Items listed in a dataset
'''

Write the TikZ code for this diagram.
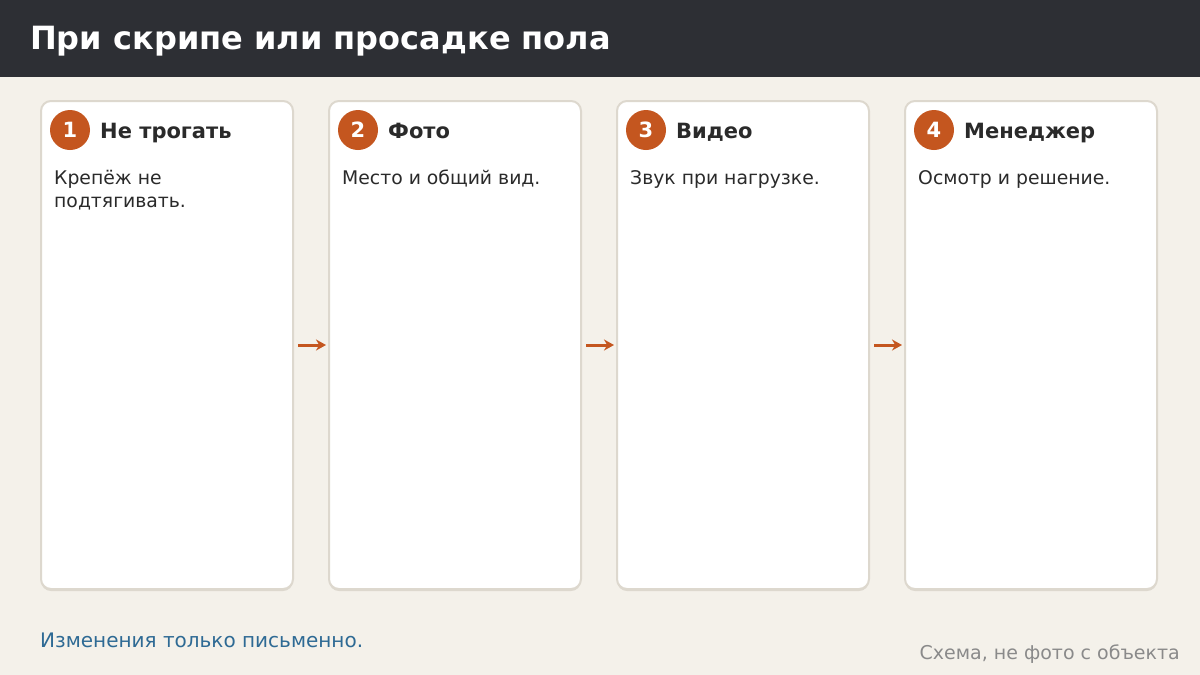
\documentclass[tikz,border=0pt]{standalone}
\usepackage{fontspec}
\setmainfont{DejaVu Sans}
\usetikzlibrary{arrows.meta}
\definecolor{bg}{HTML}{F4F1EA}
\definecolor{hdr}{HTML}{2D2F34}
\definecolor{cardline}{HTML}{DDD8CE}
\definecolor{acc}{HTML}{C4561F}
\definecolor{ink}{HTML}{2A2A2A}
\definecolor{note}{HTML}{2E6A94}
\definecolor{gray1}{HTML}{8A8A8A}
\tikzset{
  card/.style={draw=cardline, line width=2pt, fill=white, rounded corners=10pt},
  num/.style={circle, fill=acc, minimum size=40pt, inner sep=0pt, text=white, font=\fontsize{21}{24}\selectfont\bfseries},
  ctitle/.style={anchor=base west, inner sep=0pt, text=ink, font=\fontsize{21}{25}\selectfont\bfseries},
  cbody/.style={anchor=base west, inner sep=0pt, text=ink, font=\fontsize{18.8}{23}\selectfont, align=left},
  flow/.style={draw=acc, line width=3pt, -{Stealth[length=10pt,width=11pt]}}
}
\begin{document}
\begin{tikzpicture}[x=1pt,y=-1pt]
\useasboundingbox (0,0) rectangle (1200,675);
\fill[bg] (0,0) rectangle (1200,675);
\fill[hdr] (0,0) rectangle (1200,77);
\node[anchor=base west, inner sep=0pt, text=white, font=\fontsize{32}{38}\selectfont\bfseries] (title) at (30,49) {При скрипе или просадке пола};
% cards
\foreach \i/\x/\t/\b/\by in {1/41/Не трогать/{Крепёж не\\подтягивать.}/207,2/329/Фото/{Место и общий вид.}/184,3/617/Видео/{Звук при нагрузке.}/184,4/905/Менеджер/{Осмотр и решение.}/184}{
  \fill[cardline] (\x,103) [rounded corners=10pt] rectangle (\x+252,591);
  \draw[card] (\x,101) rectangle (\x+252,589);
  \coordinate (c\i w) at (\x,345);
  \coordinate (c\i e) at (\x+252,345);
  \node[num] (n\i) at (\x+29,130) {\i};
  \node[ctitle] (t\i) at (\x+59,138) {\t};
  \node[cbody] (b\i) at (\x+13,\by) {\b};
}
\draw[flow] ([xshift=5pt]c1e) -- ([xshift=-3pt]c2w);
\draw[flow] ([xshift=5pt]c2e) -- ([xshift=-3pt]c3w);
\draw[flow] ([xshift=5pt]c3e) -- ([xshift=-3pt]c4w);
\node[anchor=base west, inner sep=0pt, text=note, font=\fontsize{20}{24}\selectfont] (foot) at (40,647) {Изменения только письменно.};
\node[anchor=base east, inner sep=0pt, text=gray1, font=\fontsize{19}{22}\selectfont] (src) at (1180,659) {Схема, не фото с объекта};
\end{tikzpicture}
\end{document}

'''
'''

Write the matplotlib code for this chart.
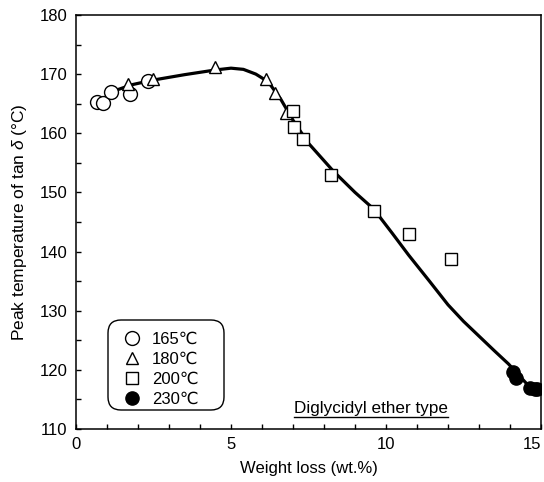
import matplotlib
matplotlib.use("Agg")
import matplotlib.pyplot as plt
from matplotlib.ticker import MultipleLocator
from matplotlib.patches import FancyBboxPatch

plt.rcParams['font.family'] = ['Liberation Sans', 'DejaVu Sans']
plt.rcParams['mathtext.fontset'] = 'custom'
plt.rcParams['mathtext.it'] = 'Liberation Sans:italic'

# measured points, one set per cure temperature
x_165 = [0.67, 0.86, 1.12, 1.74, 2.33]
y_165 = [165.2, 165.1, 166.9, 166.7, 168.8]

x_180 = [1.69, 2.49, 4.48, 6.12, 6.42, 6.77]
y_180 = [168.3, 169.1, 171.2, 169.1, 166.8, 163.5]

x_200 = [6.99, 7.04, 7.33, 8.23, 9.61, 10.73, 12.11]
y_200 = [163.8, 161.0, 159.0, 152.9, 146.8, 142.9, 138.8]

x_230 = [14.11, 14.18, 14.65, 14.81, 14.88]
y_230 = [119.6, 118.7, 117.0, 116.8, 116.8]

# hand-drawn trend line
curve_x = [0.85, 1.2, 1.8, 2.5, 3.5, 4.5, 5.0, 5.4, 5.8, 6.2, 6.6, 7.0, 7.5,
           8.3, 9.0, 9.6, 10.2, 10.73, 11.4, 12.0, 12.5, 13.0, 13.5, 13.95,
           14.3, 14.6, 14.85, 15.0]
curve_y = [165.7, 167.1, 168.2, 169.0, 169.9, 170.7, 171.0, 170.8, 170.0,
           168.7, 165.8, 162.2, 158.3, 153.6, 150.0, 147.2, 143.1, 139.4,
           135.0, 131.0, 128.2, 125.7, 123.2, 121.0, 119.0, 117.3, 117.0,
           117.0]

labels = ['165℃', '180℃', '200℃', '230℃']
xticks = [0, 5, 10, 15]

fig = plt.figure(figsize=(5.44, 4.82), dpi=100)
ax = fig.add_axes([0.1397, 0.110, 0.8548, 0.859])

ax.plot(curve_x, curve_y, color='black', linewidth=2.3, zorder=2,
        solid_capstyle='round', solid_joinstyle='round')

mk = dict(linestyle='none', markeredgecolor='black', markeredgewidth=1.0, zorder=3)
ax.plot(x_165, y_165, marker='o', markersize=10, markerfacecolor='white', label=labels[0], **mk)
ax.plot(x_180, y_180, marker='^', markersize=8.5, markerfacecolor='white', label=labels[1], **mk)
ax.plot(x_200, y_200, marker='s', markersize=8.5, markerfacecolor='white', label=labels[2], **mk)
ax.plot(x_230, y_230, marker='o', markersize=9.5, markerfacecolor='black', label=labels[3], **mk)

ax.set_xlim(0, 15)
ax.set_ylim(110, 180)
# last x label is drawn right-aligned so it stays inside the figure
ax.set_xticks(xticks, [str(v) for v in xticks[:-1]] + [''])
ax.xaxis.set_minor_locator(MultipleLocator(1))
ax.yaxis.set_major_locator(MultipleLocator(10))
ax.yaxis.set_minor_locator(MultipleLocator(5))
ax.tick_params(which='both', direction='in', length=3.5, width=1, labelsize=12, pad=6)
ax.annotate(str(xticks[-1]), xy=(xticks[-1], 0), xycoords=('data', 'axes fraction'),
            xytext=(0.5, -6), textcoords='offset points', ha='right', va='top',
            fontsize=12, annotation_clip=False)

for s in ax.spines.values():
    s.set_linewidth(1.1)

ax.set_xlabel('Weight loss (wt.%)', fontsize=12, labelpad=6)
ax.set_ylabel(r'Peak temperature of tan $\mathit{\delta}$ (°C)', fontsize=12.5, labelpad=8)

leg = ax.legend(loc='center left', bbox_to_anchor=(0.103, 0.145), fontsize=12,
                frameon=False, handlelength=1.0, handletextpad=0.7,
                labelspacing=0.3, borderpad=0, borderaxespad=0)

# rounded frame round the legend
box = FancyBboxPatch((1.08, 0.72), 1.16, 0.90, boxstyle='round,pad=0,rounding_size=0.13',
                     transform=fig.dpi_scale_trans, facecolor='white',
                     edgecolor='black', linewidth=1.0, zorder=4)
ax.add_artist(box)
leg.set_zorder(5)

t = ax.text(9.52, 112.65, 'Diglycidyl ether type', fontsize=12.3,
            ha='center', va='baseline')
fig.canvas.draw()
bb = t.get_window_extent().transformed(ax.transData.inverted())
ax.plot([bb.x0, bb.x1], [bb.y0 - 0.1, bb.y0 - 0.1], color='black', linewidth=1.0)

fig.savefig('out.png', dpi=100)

'''
'''

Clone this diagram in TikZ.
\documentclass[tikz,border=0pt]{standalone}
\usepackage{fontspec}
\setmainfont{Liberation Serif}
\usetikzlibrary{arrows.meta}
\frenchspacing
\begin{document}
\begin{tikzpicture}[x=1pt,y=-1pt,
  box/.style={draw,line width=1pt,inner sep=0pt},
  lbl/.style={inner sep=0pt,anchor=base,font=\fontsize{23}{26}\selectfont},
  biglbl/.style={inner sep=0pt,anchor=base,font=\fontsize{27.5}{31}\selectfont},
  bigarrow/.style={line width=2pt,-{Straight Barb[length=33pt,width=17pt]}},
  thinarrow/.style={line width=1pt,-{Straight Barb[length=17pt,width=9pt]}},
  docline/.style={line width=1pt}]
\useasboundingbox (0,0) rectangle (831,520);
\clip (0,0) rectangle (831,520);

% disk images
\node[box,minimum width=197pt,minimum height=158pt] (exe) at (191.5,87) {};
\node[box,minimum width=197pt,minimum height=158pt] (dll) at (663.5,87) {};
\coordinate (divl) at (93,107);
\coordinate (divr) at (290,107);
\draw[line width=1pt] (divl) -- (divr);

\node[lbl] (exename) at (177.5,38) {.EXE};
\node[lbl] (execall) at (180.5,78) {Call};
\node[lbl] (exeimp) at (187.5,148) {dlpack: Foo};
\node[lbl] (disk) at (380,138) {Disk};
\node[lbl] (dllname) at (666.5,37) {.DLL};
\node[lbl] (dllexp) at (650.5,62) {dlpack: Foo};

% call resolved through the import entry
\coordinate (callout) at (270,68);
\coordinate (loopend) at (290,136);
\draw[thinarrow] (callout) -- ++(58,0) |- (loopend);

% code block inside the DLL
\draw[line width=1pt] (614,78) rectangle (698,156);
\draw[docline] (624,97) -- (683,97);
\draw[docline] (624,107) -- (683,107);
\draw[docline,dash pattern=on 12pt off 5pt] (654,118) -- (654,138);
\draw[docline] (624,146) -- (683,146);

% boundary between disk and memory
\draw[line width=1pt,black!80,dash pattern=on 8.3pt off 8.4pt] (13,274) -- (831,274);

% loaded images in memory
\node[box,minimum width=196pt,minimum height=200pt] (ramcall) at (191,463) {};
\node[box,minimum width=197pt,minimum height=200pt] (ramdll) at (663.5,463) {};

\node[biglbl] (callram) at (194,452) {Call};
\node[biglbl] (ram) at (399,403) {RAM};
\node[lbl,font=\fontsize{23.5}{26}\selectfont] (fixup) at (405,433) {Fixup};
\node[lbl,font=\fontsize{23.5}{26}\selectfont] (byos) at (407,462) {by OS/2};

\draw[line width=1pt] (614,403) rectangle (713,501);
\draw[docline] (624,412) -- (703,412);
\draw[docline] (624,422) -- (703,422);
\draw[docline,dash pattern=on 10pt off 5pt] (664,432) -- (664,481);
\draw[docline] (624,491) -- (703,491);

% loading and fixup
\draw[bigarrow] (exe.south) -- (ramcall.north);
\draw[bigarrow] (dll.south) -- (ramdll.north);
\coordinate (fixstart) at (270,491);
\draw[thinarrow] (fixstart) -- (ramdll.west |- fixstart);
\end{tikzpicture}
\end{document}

'''

__EXERCISE GOAL__:
Find how many lines of the entries contain "diagram". Respond with the number only.

__RESPONSE TO THIS EXERCISE__:
2